Sometimes good intentions on our part as parents is misconstrued as helicopter behavior by our kids. We've got to let them go sometime and USCGA really does take good care of them and prepare them for their future in the Coast Guard. :thumb:
 
You hit the nail on the head USNA1982BGO with regards to the Recipe of R-Day.
I am glad our son did not have a girfriend before he left for CGA. I really did not want to be sharing him the few times I would get to see him. He also commented that there were a few people who got dumped on, or shortly after, r-day. Some of the "significants others" do not fully grasp the what the swabs will endure over those 7 weeks and, chances are,that they will not even have much time to think about them.
It is a rough situation, but I agree with letting R-Day be about the family and pick another time for girl/boyfriend to visit. You really have so little time with them that day, it would almost be better to drop them off at the gate!

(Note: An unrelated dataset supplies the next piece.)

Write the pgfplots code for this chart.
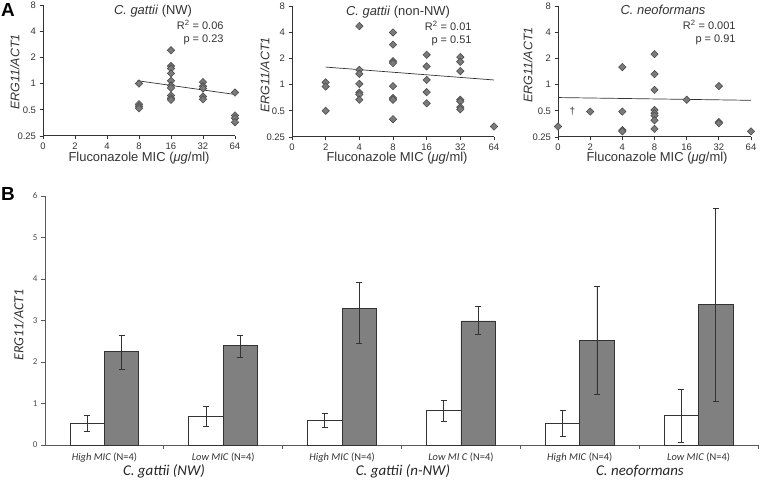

The last picture I have on R-day is sons back as he walked away to join his company...
 
Thank you all for your thoughts and suggestions as to how to handle the Rday/girlfriend issue. We have all agreed that my son's, girlfriend will stay at home while we bring him to the CGA. Instead, we have decided to stay at home as long as possible before travelling to New London in order for them to have as much time together as possible. In the meantime, we are giving them a summer to remember (albeit only 4 weeks) with trips to the beach, amusement parks, movies, going out to eat, and just allowing them to be together as much as possible. Although it took time, everyone is in agreement that this is best solution for all involved.

This forum has once again been a source of support and information. I am anxious for the listserve to open up tomorrow because I need all the support I can get, especially when I think that Rday is only 4 weeks away!!! Thank you all!